3 ways doing some gym work improves your golf

Matt Winkley is a BGC Member who has trained two golfers inside the Top 100 World Rankings across the PGA Tour, the European Tour & multiple winners on the Australian PGA Tour. He operates both private sessions and small group sessions from the movement space located at The Brisbane Golf Club or from his HQ in Kelvin Grove. Matt has prepare the following article on how going to the gym can improve your golf. If you are interested in obtaining further information please contact Matt via winkfit@winkfit.com.au.

  1. Better body awareness and capacity
    • This covers a large number of factors improving your golf swing. With better body awareness comes better positions because you know where your limbs are in space, not to mention you can get into positions previously you haven’t had access to eg. increased turn into your trail hip.
    • If you can load better you can increase your ground reaction forces (GFR’s) and make increases in ball speed (distance) without having to increase power production via muscle increases or impulse.
    • A decrease of excess fat also allows you to manage your centre of mass better for a more connected swing.
  1. Increased ability to tolerate more golf
    1. Increasing the capacity of your body to handle more load results in less soreness not only during golf but immediately after golf and subsequently the following days after. This allows for more practice time, the option to play more rounds during a given time period (think better scores on the golf trips) and as a by-product of playing more golf, you increase the likelihood of a decrease in your handicap.

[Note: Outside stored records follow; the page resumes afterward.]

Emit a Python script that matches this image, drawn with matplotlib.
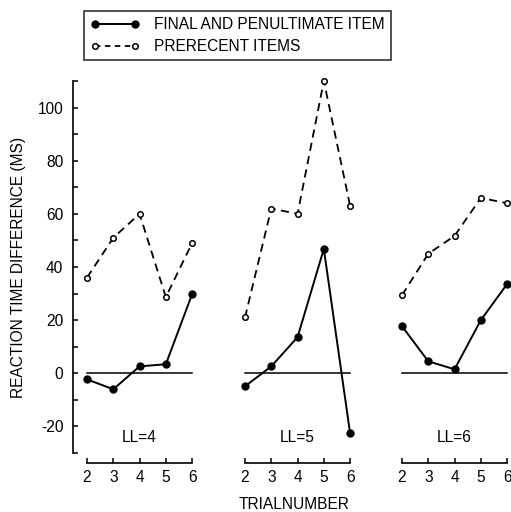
import matplotlib.pyplot as plt
from matplotlib.lines import Line2D

plt.rcParams['font.family'] = ['Liberation Sans', 'DejaVu Sans']
plt.rcParams['axes.unicode_minus'] = False

trials = [2, 3, 4, 5, 6]
panel_labels = ['LL=4', 'LL=5', 'LL=6']

# final and penultimate item (filled dots, solid line)
final_items = [
    [-2.3, -6.0, 2.6, 3.4, 29.8],
    [-4.9, 2.6, 13.6, 46.8, -22.6],
    [17.7, 4.5, 1.5, 20.0, 33.6],
]
# prerecent items (open dots, dashed line)
prerecent_items = [
    [36.0, 51.0, 60.0, 28.7, 49.0],
    [21.0, 62.0, 60.0, 110.0, 63.0],
    [29.4, 45.0, 51.7, 66.0, 64.0],
]

W, H = 511, 512
fig = plt.figure(figsize=(W / 100, H / 100), dpi=100)

ax_bottom = (H - 453) / H
ax_height = 372 / H
lefts = [73, 231, 388]
width = 127
fs = 11.2

axes = []
for i, left in enumerate(lefts):
    ax = fig.add_axes([left / W, ax_bottom, width / W, ax_height])
    axes.append(ax)
    ax.set_xlim(1.467, 6.3)
    ax.set_ylim(-30, 110)
    ax.patch.set_alpha(0)

    ax.axhline(0, xmin=(2 - 1.467) / (6.3 - 1.467), xmax=(6 - 1.467) / (6.3 - 1.467),
               color='black', lw=1.1)

    ax.plot(trials, prerecent_items[i], color='black', lw=1.3, dashes=(4.5, 3),
            marker='o', ms=4.0, mfc='white', mec='black', mew=1.1, clip_on=False)
    ax.plot(trials, final_items[i], color='black', lw=1.4,
            marker='o', ms=5.0, mfc='black', mec='black', clip_on=False)

    ax.text(4, -24, panel_labels[i], ha='center', va='center', fontsize=fs)

    for s in ['top', 'right']:
        ax.spines[s].set_visible(False)
    ax.spines['bottom'].set_position(('outward', 7.2))
    ax.spines['bottom'].set_bounds(2, 6)
    ax.spines['bottom'].set_linewidth(1.2)
    ax.set_xticks(trials)
    ax.tick_params(axis='x', direction='in', length=3.5, width=1.1,
                   labelsize=fs, pad=5)

    if i == 0:
        ax.spines['left'].set_bounds(-30, 110)
        ax.spines['left'].set_linewidth(1.2)
        ax.set_yticks([-20, 0, 20, 40, 60, 80, 100])
        ax.set_yticks([-30, -10, 10, 30, 50, 70, 90, 110], minor=True)
        ax.tick_params(axis='y', which='both', direction='in', length=3.5,
                       width=1.1, labelsize=fs, pad=7)
        ax.set_ylabel('REACTION TIME DIFFERENCE (MS)', fontsize=fs, labelpad=8)
    else:
        ax.spines['left'].set_visible(False)
        ax.set_yticks([])

axes[1].set_xlabel('TRIALNUMBER', fontsize=fs, labelpad=9)

handles = [
    Line2D([], [], color='black', lw=1.4, marker='o', ms=5.0, mfc='black'),
    Line2D([], [], color='black', lw=1.3, dashes=(3, 2.5), marker='o', ms=4.0,
           mfc='white', mew=1.1),
]
leg = fig.legend(handles, ['FINAL AND PENULTIMATE ITEM', 'PRERECENT ITEMS'],
                 loc='upper left', bbox_to_anchor=(84 / W, 1 - 11 / H),
                 fontsize=fs, numpoints=2, handlelength=3.17, frameon=True,
                 fancybox=False, edgecolor='black', borderaxespad=0,
                 labelspacing=0.45, handletextpad=0.92, borderpad=0.4)
leg.get_frame().set_linewidth(1.2)

fig.savefig('out.png', dpi=100)
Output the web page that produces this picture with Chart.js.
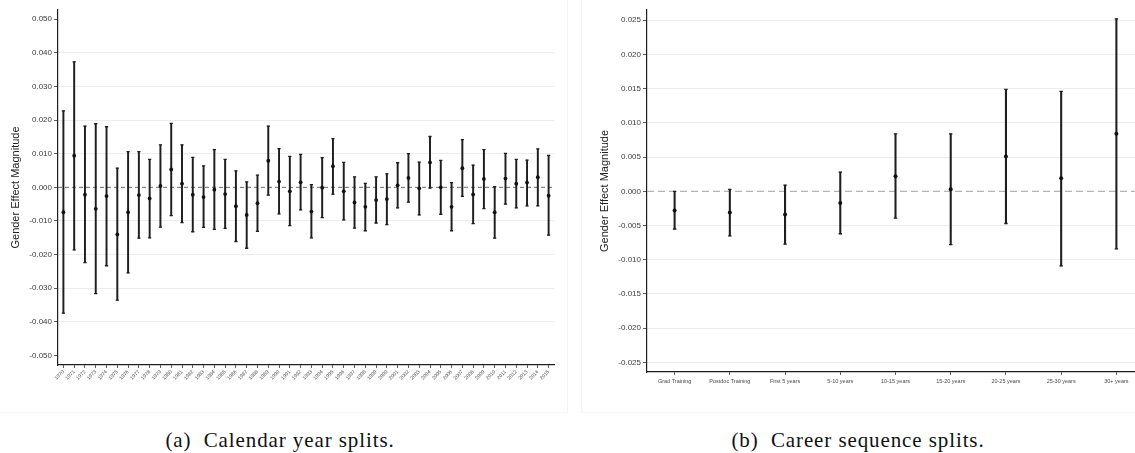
<!DOCTYPE html>
<html>
<head>
<meta charset="utf-8">
<script src="https://cdn.jsdelivr.net/npm/chart.js@4"></script>
<style>
  html, body { margin: 0; padding: 0; background: #fff; }
  body { width: 1135px; height: 453px; overflow: hidden; position: relative; }
  .panel { position: absolute; top: 0; }
  #panel-a { left: 0; width: 568px; height: 413px; }
  #panel-b { left: 589px; width: 566px; height: 413px; }
  .frame-a { position: absolute; left: 0; top: 0; width: 567px; height: 412px; border-right: 1px solid #f4f4f4; border-bottom: 1px solid #f6f6f6; }
  .frame-b { position: absolute; left: 581px; top: 0; width: 560px; height: 412px; border-left: 1px solid #f4f4f4; border-bottom: 1px solid #f6f6f6; }
  .caption { position: absolute; top: 428px; font-family: "Liberation Serif", "DejaVu Serif", serif; font-size: 21px; letter-spacing: 0.9px; color: #111; text-align: center; white-space: pre; }
  #cap-a { left: 0; width: 560px; }
  #cap-b { left: 578px; width: 560px; }
</style>
</head>
<body>
<div class="frame-a"></div>
<div class="frame-b"></div>
<div class="panel" id="panel-a"><canvas id="calendar-splits"></canvas></div>
<div class="panel" id="panel-b"><canvas id="career-splits"></canvas></div>
<div class="caption" id="cap-a">(a)  Calendar year splits.</div>
<div class="caption" id="cap-b">(b)  Career sequence splits.</div>

<script>
// (a) calendar year splits
const years = ['1970','1971','1972','1973','1974','1975','1976','1977','1978','1979',
  '1980','1981','1982','1983','1984','1985','1986','1987','1988','1989',
  '1990','1991','1992','1993','1994','1995','1996','1997','1998','1999',
  '2000','2001','2002','2003','2004','2005','2006','2007','2008','2009',
  '2010','2011','2012','2013','2014','2015'];
const yearEst = [-0.0074, 0.0094, -0.0022, -0.0064, -0.0026, -0.0140, -0.0074, -0.0023, -0.0033, 0.0004,
  0.0053, 0.0011, -0.0022, -0.0029, -0.0007, -0.0020, -0.0056, -0.0082, -0.0047, 0.0079,
  0.0017, -0.0012, 0.0015, -0.0072, -0.0001, 0.0063, -0.0012, -0.0045, -0.0058, -0.0038,
  -0.0035, 0.0006, 0.0028, -0.0003, 0.0074, 0.0000, -0.0058, 0.0057, -0.0021, 0.0025,
  -0.0074, 0.0026, 0.0011, 0.0014, 0.0030, -0.0025];
const yearHi = [0.0227, 0.0373, 0.0182, 0.0189, 0.0180, 0.0057, 0.0106, 0.0106, 0.0083, 0.0126,
  0.0190, 0.0126, 0.0089, 0.0064, 0.0112, 0.0083, 0.0049, 0.0016, 0.0036, 0.0182,
  0.0115, 0.0092, 0.0098, 0.0008, 0.0088, 0.0145, 0.0074, 0.0031, 0.0012, 0.0031,
  0.0040, 0.0073, 0.0100, 0.0075, 0.0151, 0.0080, 0.0014, 0.0142, 0.0066, 0.0112,
  0.0002, 0.0101, 0.0083, 0.0081, 0.0114, 0.0095];
const yearLo = [-0.0374, -0.0186, -0.0224, -0.0316, -0.0233, -0.0335, -0.0254, -0.0151, -0.0150, -0.0118,
  -0.0084, -0.0105, -0.0132, -0.0119, -0.0125, -0.0122, -0.0161, -0.0181, -0.0131, -0.0023,
  -0.0079, -0.0114, -0.0067, -0.0150, -0.0090, -0.0020, -0.0097, -0.0121, -0.0129, -0.0106,
  -0.0111, -0.0061, -0.0044, -0.0082, -0.0002, -0.0080, -0.0129, -0.0027, -0.0108, -0.0063,
  -0.0151, -0.0050, -0.0061, -0.0055, -0.0055, -0.0142];
const yearTicks = [-0.05, -0.04, -0.03, -0.02, -0.01, 0, 0.01, 0.02, 0.03, 0.04, 0.05];

// (b) career sequence splits
const stages = ['Grad Training', 'Postdoc Training', 'First 5 years', '5-10 years', '10-15 years',
  '15-20 years', '20-25 years', '25-30 years', '30+ years'];
const stageEst = [-0.0028, -0.0031, -0.0034, -0.0017, 0.0022, 0.0003, 0.0051, 0.0019, 0.0084];
const stageHi = [0.0000, 0.0003, 0.0009, 0.0028, 0.0084, 0.0084, 0.0149, 0.0146, 0.0252];
const stageLo = [-0.0055, -0.0065, -0.0077, -0.0062, -0.0039, -0.0078, -0.0047, -0.0109, -0.0084];
const stageTicks = [-0.025, -0.02, -0.015, -0.01, -0.005, 0, 0.005, 0.01, 0.015, 0.02, 0.025];

const sans = "'Liberation Sans', Arial, sans-serif";
const ink = '#1e1e1e';

// dashed reference line at zero, full width of the plot area
const zeroLine = {
  id: 'zeroLine',
  beforeDatasetsDraw(chart, args, opts) {
    const {ctx, chartArea, scales} = chart;
    const py = scales.y.getPixelForValue(0);
    ctx.save();
    ctx.strokeStyle = opts.color;
    ctx.lineWidth = opts.width;
    ctx.setLineDash(opts.dash);
    ctx.beginPath();
    ctx.moveTo(chartArea.left, py);
    ctx.lineTo(chartArea.right, py);
    ctx.stroke();
    ctx.restore();
  }
};

function errorChart(el, cfg) {
  return new Chart(el, {
    type: 'bar',
    data: {
      labels: cfg.labels,
      datasets: [
        {
          type: 'bar',
          data: cfg.lo.map((l, i) => [l, cfg.hi[i]]),
          backgroundColor: ink,
          barThickness: cfg.barWidth,
          borderWidth: 0,
          order: 3
        },
        {
          type: 'line',
          data: cfg.hi,
          showLine: false,
          pointStyle: 'line',
          pointRadius: cfg.cap,
          pointBorderWidth: 1.3,
          borderColor: ink,
          order: 2
        },
        {
          type: 'line',
          data: cfg.lo,
          showLine: false,
          pointStyle: 'line',
          pointRadius: cfg.cap,
          pointBorderWidth: 1.3,
          borderColor: ink,
          order: 2
        },
        {
          type: 'line',
          data: cfg.est,
          showLine: false,
          pointStyle: 'circle',
          pointRadius: cfg.dot,
          pointBorderWidth: 0,
          pointBackgroundColor: '#111',
          borderColor: '#111',
          order: 1
        }
      ]
    },
    plugins: [zeroLine],
    options: {
      responsive: false,
      animation: false,
      events: [],
      layout: { padding: cfg.padding },
      plugins: {
        legend: { display: false },
        tooltip: { enabled: false },
        zeroLine: cfg.zero
      },
      scales: {
        x: {
          offset: true,
          grid: { display: true, drawOnChartArea: false, offset: false, drawTicks: true, tickLength: 3, tickColor: '#333', tickWidth: 0.8 },
          border: { color: ink, width: 1.2 },
          ticks: {
            autoSkip: false,
            minRotation: cfg.rot,
            maxRotation: cfg.rot,
            padding: cfg.xPad,
            color: '#4a4a4a',
            font: { family: sans, size: cfg.xFont }
          },
          afterFit(scale) { scale.height = cfg.xHeight; }
        },
        y: {
          min: cfg.min,
          max: cfg.max,
          afterBuildTicks(scale) { scale.ticks = cfg.ticks.map(v => ({ value: v })); },
          afterFit(scale) { scale.width = 58; },
          grid: {
            color: c => {
              const v = c.tick ? c.tick.value : null;
              if (v === 0) return 'rgba(0,0,0,0)';
              if (cfg.edgeGrid === false && Math.abs(v) >= cfg.ticks[cfg.ticks.length - 1] - 1e-9) return 'rgba(0,0,0,0)';
              return '#ececec';
            },
            lineWidth: 1,
            tickLength: 4,
            tickColor: '#333',
            tickWidth: 0.8
          },
          border: { color: ink, width: 1.2 },
          ticks: {
            padding: 2,
            color: '#3c3c3c',
            font: { family: sans, size: 8 },
            callback: v => Math.abs(v) < 1e-9 ? '0.000' : v.toFixed(3)
          },
          title: {
            display: true,
            text: 'Gender Effect Magnitude',
            color: '#222',
            font: { family: sans, size: 11 },
            padding: { top: 9, bottom: 0 }
          }
        }
      }
    }
  });
}

const canvasA = document.getElementById('calendar-splits');
canvasA.width = 568; canvasA.height = 413;
errorChart(canvasA, {
  labels: years, est: yearEst, hi: yearHi, lo: yearLo, ticks: yearTicks,
  min: -0.0528, max: 0.0527,
  padding: { top: 10, right: 14, bottom: 0, left: 0 },
  xHeight: 48, rot: 45, xFont: 5, xPad: 1,
  barWidth: 1.3, cap: 1.6, dot: 1.9,
  edgeGrid: false,
  zero: { color: '#6a6a6a', width: 1, dash: [4, 3] }
});

const canvasB = document.getElementById('career-splits');
canvasB.width = 566; canvasB.height = 413;
errorChart(canvasB, {
  labels: stages, est: stageEst, hi: stageHi, lo: stageLo, ticks: stageTicks,
  min: -0.0264, max: 0.0265,
  padding: { top: 10, right: 11, bottom: 0, left: 0 },
  xHeight: 41, rot: 0, xFont: 5.5, xPad: 3,
  barWidth: 1.4, cap: 1.7, dot: 2,
  edgeGrid: true,
  zero: { color: '#b4b4b4', width: 1.3, dash: [7, 4] }
});
</script>
</body>
</html>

    2. A decrease of excess fat also allows you to tolerate walking better not only improving your golf but allowing you to improve your quality of life by walking more.
  1. Increased mental health and strength on the golf course
    1. Common perception often links gym work to benefits only related to increasing muscle size or cardiovascular fitness, but in fact has a strong correlation to improving a person’s mental health strength.
    2. By increasing the regularity of gym work will positively reflect and an increase resilience, self-esteem, sleep, energy level and a sharper / clearer thinking process lasting the entire duration of the round.
    3. With golf predominantly perceived as a mental game, small improvements in mental strength can mean the difference between having a good round and a great round.